Staying Up

Next a terrific guest contribution from Nick Johnson, who you’ll remember from his articles in the Fulham Review.

For most Premier League clubs mere survival is the name of the game. While all but a select few know that sooner or later the axe will fall, the risk is generally higher for newly promoted teams. Of the three clubs which gain promotion to the top flight each year, at least one will usually return whence they came the following season. That’s why the Championship promotion class of 2001 stand out. For eleven years Fulham, Blackburn and Bolton have all retained their Premier League status; far and away the best record since the advent of three up, three down in 1973/4.

The next best is the six years attained by Manchester United, Aston Villa and Norwich from 1975 until the East Anglian club’s relegation in 1981. There are three cases of a promoted trio surviving four years, one of three years, four two year survivals while in the remaining twenty seven seasons at least one team has gone straight back down after one year, including every season since 1989 apart from 2001.

Even going back through the years of two up, two down to the advent of the Football League in the 1880s, on only four occasions was the eleven season record beaten.
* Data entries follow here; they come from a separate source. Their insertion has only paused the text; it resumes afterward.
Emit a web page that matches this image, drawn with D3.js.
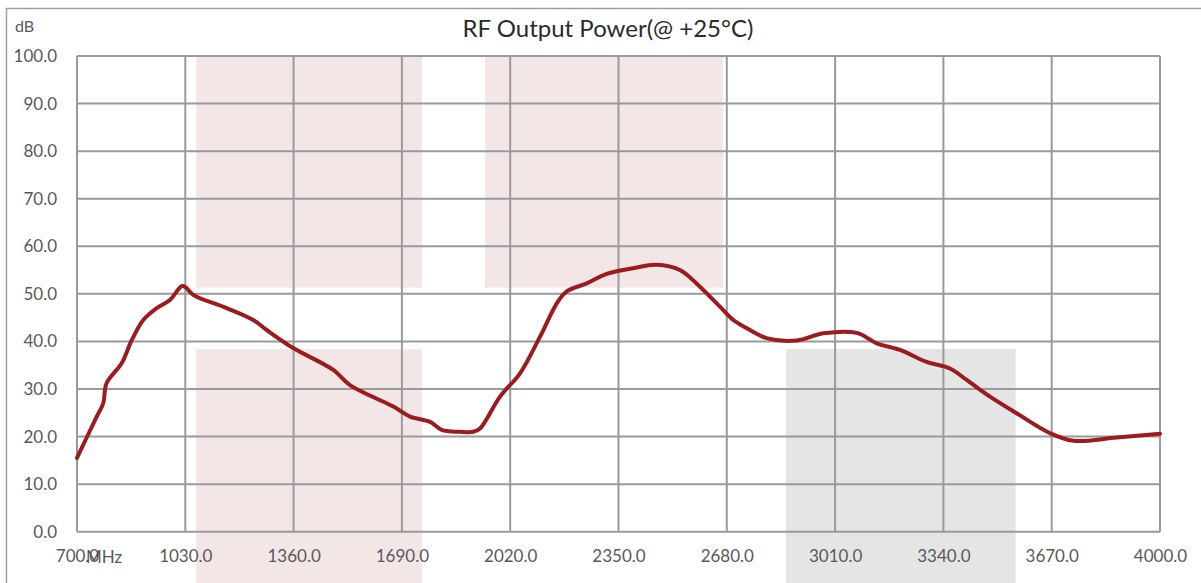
<!DOCTYPE html>
<html>
<head>
<meta charset="utf-8">
<script src="https://cdn.jsdelivr.net/npm/d3@7"></script>
<style>
  html, body { margin: 0; padding: 0; background: #fff; }
  svg { display: block; }
  text { font-family: Lato, "Open Sans", sans-serif; fill: #595959; }
</style>
</head>
<body>
<svg id="chart" width="1201" height="583"></svg>
<script>
// ---- data ----
const title = "RF Output Power(@ +25°C)";
const yUnit = "dB";
const xUnit = "MHz";
const xTicks = [700, 1030, 1360, 1690, 2020, 2350, 2680, 3010, 3340, 3670, 4000];
const yTicks = [0, 10, 20, 30, 40, 50, 60, 70, 80, 90, 100];

const freq = [700, 760, 780, 790, 836, 867, 902, 943, 983, 1019, 1029, 1054, 1156, 1237, 1278, 1359,
  1481, 1532, 1664, 1715, 1776, 1811, 1867, 1908, 1928, 1989, 2050, 2111, 2162, 2192, 2253, 2314,
  2395, 2466, 2537, 2598, 2659, 2700, 2740, 2801, 2893, 2974, 3076, 3137, 3208, 3289, 3360, 3411,
  3482, 3563, 3665, 3736, 3868, 4000];
const power = [15.5, 24.2, 27.0, 31.2, 35.4, 40.3, 44.5, 47.0, 48.7, 51.6, 51.5, 49.8, 47.0, 44.5, 42.4, 38.6,
  34.0, 30.8, 26.3, 24.2, 23.1, 21.4, 21.0, 21.0, 21.7, 28.4, 33.3, 41.0, 48.0, 50.5, 52.2, 54.2,
  55.4, 56.1, 55.0, 51.5, 47.3, 44.5, 42.8, 40.7, 40.2, 41.7, 41.8, 39.6, 38.2, 35.7, 34.3, 31.9,
  28.4, 24.9, 20.7, 19.1, 19.8, 20.6];

// shaded bands: [freqStart, freqEnd, dbLow, dbHigh]
const bandFreqStart = [1063, 1063, 1943, 2860];
const bandFreqEnd   = [1751, 1751, 2669, 3560];
const bandLow       = [51.3, -11, 51.3, -11];
const bandHigh      = [100, 38.4, 100, 38.4];
const bandKind      = ["pink", "pink", "pink", "gray"];

// ---- layout ----
const svg = d3.select("#chart");
const x = d3.scaleLinear().domain([700, 4000]).range([77, 1160]);
const y = d3.scaleLinear().domain([0, 100]).range([531.7, 56]);
const bandColor = { pink: "#f3e6e7", gray: "#e5e5e5" };

// outer border
svg.append("path")
  .attr("d", "M6.5,600 V8.5 H1210")
  .attr("fill", "none").attr("stroke", "#a0a0a0").attr("stroke-width", 1.5);

// bands
svg.append("g").selectAll("rect")
  .data(bandFreqStart.map((s, i) => ({ s, e: bandFreqEnd[i], lo: bandLow[i], hi: bandHigh[i], k: bandKind[i] })))
  .join("rect")
  .attr("x", d => x(d.s))
  .attr("width", d => x(d.e) - x(d.s))
  .attr("y", d => y(d.hi))
  .attr("height", d => y(d.lo) - y(d.hi))
  .attr("fill", d => bandColor[d.k]);

// grid
const grid = svg.append("g").attr("stroke", "#9a9a9c").attr("stroke-width", 2);
grid.selectAll("line.v").data(xTicks).join("line")
  .attr("x1", d => x(d)).attr("x2", d => x(d))
  .attr("y1", y(100)).attr("y2", y(0));
grid.selectAll("line.h").data(yTicks).join("line")
  .attr("y1", d => y(d)).attr("y2", d => y(d))
  .attr("x1", x(700)).attr("x2", x(4000));

// axes labels via d3 axes
const yAxis = d3.axisLeft(y).tickValues(yTicks).tickFormat(d3.format(".1f")).tickSize(0).tickPadding(0);
const gy = svg.append("g").attr("transform", "translate(57,0)").call(yAxis);
gy.select(".domain").remove();
gy.selectAll("text").attr("font-size", 17).attr("fill", "#595959")
  .attr("font-family", "Lato, 'Open Sans', sans-serif");

const xAxis = d3.axisBottom(x).tickValues(xTicks).tickFormat(d3.format(".1f")).tickSize(0).tickPadding(0);
const gx = svg.append("g").attr("transform", "translate(0,550)").call(xAxis);
gx.select(".domain").remove();
gx.selectAll("text").attr("font-size", 17).attr("fill", "#595959")
  .attr("font-family", "Lato, 'Open Sans', sans-serif");

// unit labels
svg.append("text").attr("x", 15).attr("y", 32).attr("font-size", 16).text(yUnit);
svg.append("text").attr("x", 86).attr("y", 563).attr("font-size", 17).text(xUnit);

// title
svg.append("text").attr("x", 608).attr("y", 37).attr("text-anchor", "middle")
  .attr("font-size", 24).style("fill", "#2b2b2b").text(title);

// line
const line = d3.line().x((d, i) => x(freq[i])).y(d => y(d)).curve(d3.curveCatmullRom.alpha(0.5));
svg.append("path").datum(power)
  .attr("d", line)
  .attr("fill", "none").attr("stroke", "#9c1b1f").attr("stroke-width", 4)
  .attr("stroke-linejoin", "round").attr("stroke-linecap", "round");
</script>
</body>
</html>
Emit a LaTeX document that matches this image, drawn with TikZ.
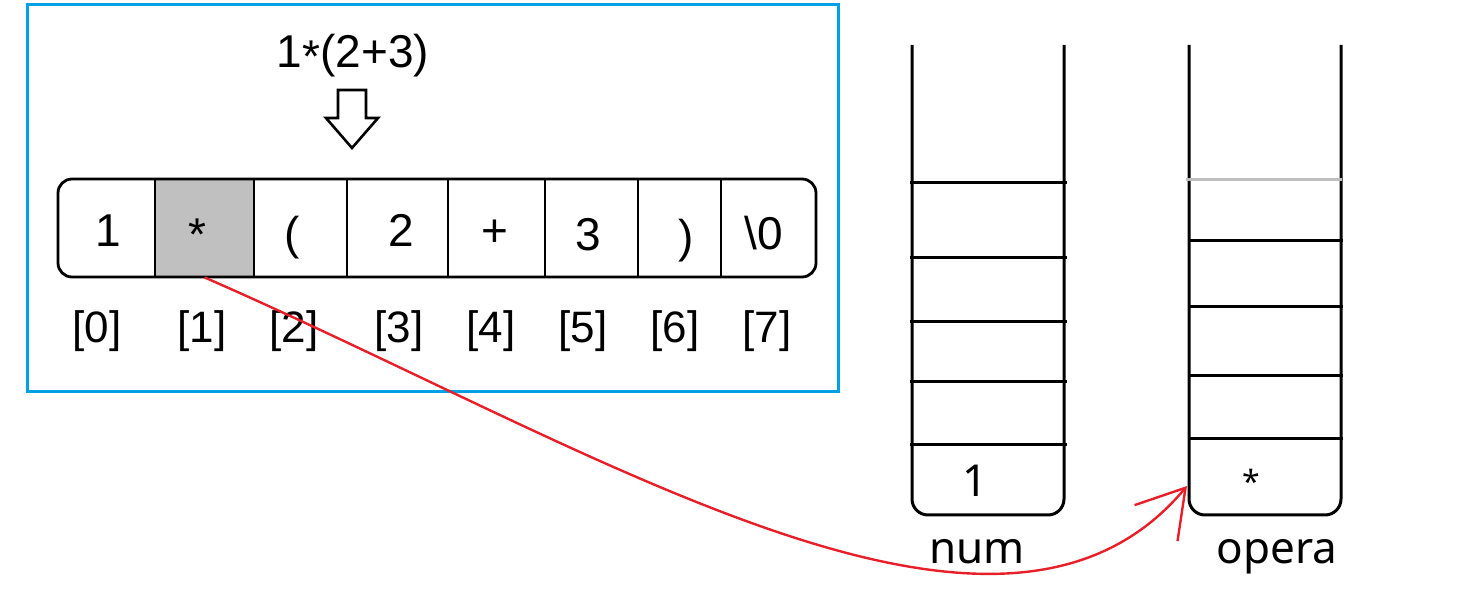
\documentclass[tikz,border=0pt]{standalone}
\usepackage{fontspec}
\setmainfont{Liberation Sans}
\newfontfamily\stackfont{Noto Sans}
\usepackage{tikz}
\usetikzlibrary{arrows.meta}
\definecolor{frameblue}{RGB}{0,160,230}
\definecolor{cellgray}{RGB}{192,192,192}
\definecolor{linkred}{RGB}{232,30,40}
\definecolor{topgray}{RGB}{190,190,190}

\begin{document}
\begin{tikzpicture}[
  x=0.5pt, y=-0.5pt,
  txt/.style={anchor=base, inner sep=0pt, font=\fontsize{23}{23}\selectfont},
  idx/.style={anchor=base, inner sep=0pt, font=\fontsize{22}{22}\selectfont},
  stk/.style={anchor=base, inner sep=0pt, font=\stackfont\fontsize{22}{22}\selectfont},
  boxline/.style={draw, line width=1.4pt},
  stackline/.style={line width=1.5pt}
]
\useasboundingbox (0,0) rectangle (1464,614);

% frame round the char array
\draw[frameblue, line width=1.5pt] (27,5) rectangle (838,392);
\node[txt] (expr) at (353,68) {1\raisebox{-0.1em}{*}(2+3)};
\draw[line width=1.3pt] (338,90) -- (366,90) -- (366,118) -- (378,118)
  -- (352,148) -- (326,118) -- (338,118) -- cycle;

% the array
\node[fill=cellgray, minimum width=49.5pt, minimum height=49pt, inner sep=0pt] (cell1) at (204.5,228) {};
\draw[boxline, rounded corners=7pt] (58,179) rectangle (816,277);
\foreach \x in {155,254,347,448,545,638,721}
  \draw[boxline] (\x,179) -- (\x,277);
\foreach \i/\x/\y/\t in {0/108/247/1, 1/197/251/{*}, 2/292/250/{(}, 3/401/247/2,
    4/495/247/+, 5/588/251/3, 6/686/253/{)}, 7/764/250/{\textbackslash 0}}
  \node[txt] (c\i) at (\x,\y) {\t};
\foreach \i/\x in {0/97,1/202,2/294,3/399,4/491,5/583,6/675,7/767}
  \node[idx] (i\i) at (\x,343) {[\i]};

% stack num
\draw[stackline, rounded corners=8pt] (912,45) |- (1064,515) -- (1064,45);
\foreach \y in {183,258,322,382,445}
  \draw[stackline] (910,\y) -- (1067,\y);
\node[stk] (numtop) at (975,497) {1};
\node[stk] (numname) at (977,564) {num};

% stack opera
\draw[stackline, rounded corners=8pt] (1189,45) |- (1341,515) -- (1341,45);
\draw[stackline, topgray] (1186,180) -- (1342,180);
\foreach \y in {241,307,376,439}
  \draw[stackline] (1189,\y) -- (1343,\y);
\node[stk, font=\stackfont\fontsize{16}{16}\selectfont] (optop) at (1251,494) {*};
\node[stk] (opname) at (1277,564) {opera};
\coordinate (opin) at (1187,486);

% push '*'
\draw[linkred, line width=1.2pt, -{Straight Barb[length=23pt, width=28pt]}]
  (cell1.south) .. controls (600,450) and (1000,710) .. (opin);
\end{tikzpicture}
\end{document}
There were three runs of twelve years and one of fourteen: Villa and Man Utd again after their promotion in 1938. (The war years when there was no competition have not been counted).

Southampton and Spurs also deserve a mention for lasting twenty seven and thirty four years respectively after their promotion in 1978. Bolton, who came up with them as champions let the side down by being relegated after only two years.

While all this may seem obscure to the point of irrelevance, it is worth reflecting that Fulham, Blackburn and Bolton have generally been well run at both Board and Team level during this period, although the situation at the two Lancashire clubs has now taken a turn for the worse. From the perspective of December 2010 it seems unlikely that this record will continue into next season.

 

And now some supporting data, which is well worth a look (if you click on the image you can make it go big).

5 thoughts on “Staying Up

  1. 34 more years, in fact, until we even get into the top 20*, assuming Stoke, Boro and a few others have fewer years in the top flight while we achieve this.

    *I reckon once you’re in the top 20 for years in the top flight you can call yourself a “big club” if you’re willing to accept my rather looser definition of what it means to be a big club.

  2. Similarity to Charlton and QPR confirmed. Our average league position over the years would probably be a few places higher than this — at half way up/down the second tier — plus we rank higher in terms of famous people who have worn our colours — see next.

    The standout entry, I suggest, is Coventry. A lower league club until Jimmy Hill became manager, they then had an amazingly long run at the top — we aren’t yet a third of the way towards emulating it, for heaven’s sake — and have never since re-appeared.

    Mr Hill must be near the end of the road now, and is not the easiest to warm to, but without him Fulham might not have made it through to the Fayed era and we’d be Grimsby-ish on that list.

  3. In response to IW and BWG above,I agree entirely.

    Of course the picture changes over time. In 1928/9 Bury were enjoying the last of their 23 top flight seasons and therefore a “big club” as were Notts County (26), while Arsenal were behind them on 19.

    Sunderland had a 57 season unbroken run from 1890-1958 followed by eight short spells with a maximum of 6.

    Coventry’s record is amazing. They flirted with relegation often enough, but who hasn’t. Yes, we owe a huge debt to Jimmy Hill. It’s worth recording that in his FIRST managerial job he took Coventry from the Third Division to the First in just a few seasons.